Facebook may be fine with open American culture but with Indian women? No doubt they can wear what they wish to but posting it on Face book doesn’t go down well with the idea of majority in India. I had seen pictures of a woman relative in shorts before I met her in person where she would be in her Indian Avatar. An imperfectly understood idea imperfectly employed by India. China for the right reasons has no Face book. Same as Japan or Korea - the developed nations of Asia.


Do faults lie in the Indian civilization? Maybe. Will someone come up and say this; will someone convince people to do self-examination?

Gandhiji lived 20 years in South Africa in a community of subcontinent. Perhaps he couldn't figure out how it would be to unite the nation made up of so many different castes and religions. Living abroad within community is one thing living in community in free nation is quite another.

Racial law united Indians in south Africa - both rich and poor.

When Gandhiji returned to India he was a racial leader.


Vinoba Bhave once said, "Untouchables do what human beings don't do, so they must be given land." The message however Gandhian it seems, also means that latrine cleaners are latrine cleaners, untouchables are untouchables.

Violence against the untouchables remained even after centuries; Aryans called them walking carrion.

The freedom came to India with foreign institutions, better suited to other civilizations.

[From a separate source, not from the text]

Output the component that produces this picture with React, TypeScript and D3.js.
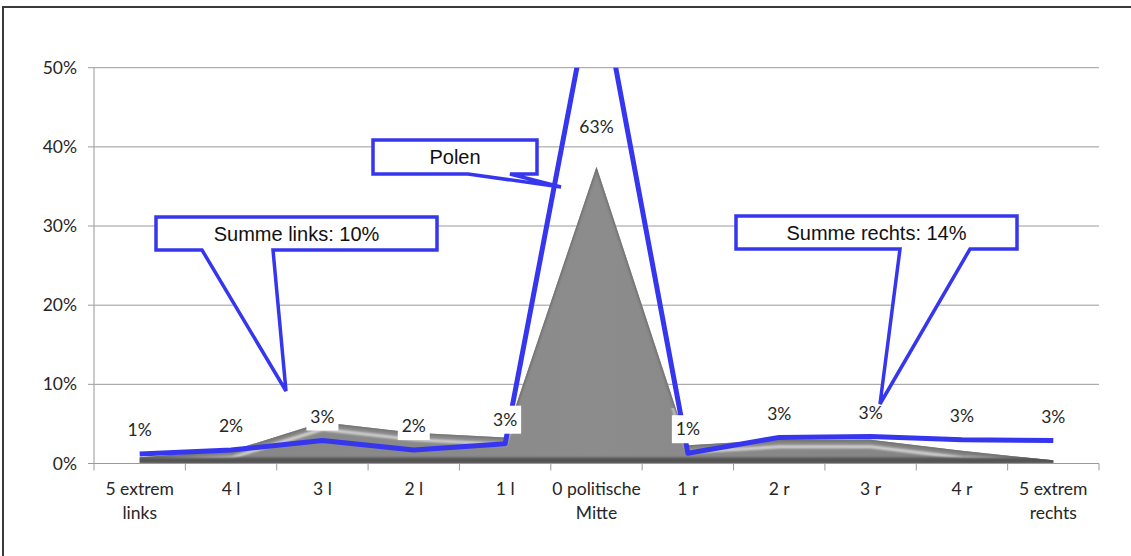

It was alien freedom.

Every man has the old idea of glorious Indian past and continues to swallow it, regurgitate it, but it cannot offer any answers to India's poverty.

India, with centuries of conquests, became a land of survival, for which men had to be diminished otherwise how they can survive.

Individuality is what I lose if I go back to India and especially in place like UP. I must become attached to my caste, a sub caste or a samaaj (social group).I'll have to be contended with whatever can happen without hopes of trying to surpass targets which I set for myself.

In India, renaissance is still to recover suppressed or dishonored.


The temple's sculptures had weathered into unrecognizable knobs and indentations.


An Indian’s marriage to a foreigner is usually an act of despair or confusion, the loss of community, the loss of place in the world and few Indians are equipped to cope with it.



The middle-aged India people who travel outside aren't shocked. I met a few senior Indians, who instead of going out in the snow at Jungfrau, preferred to sit inside the atrium. When asked, they smiled, reflecting contentment most Indians experience after reaching a renowned temple, especially if it is in snow-capped hills. Why not a fight in the snow? Why are you so aged so quickly?



This observation is purely about India of the Seventies and the Eighties.

In India, people seem to enjoy being ill-treated by others. It becomes an emotional luxury for them to dwell and speak about their grievances and wallow in self-pity. Conversation for such people means relating what they suffer at the hands of the official superiors or inferiors, relatives near or distant.

Women would talk about mothers in law and naughty children, men about office and work issues. All talk would be grievance.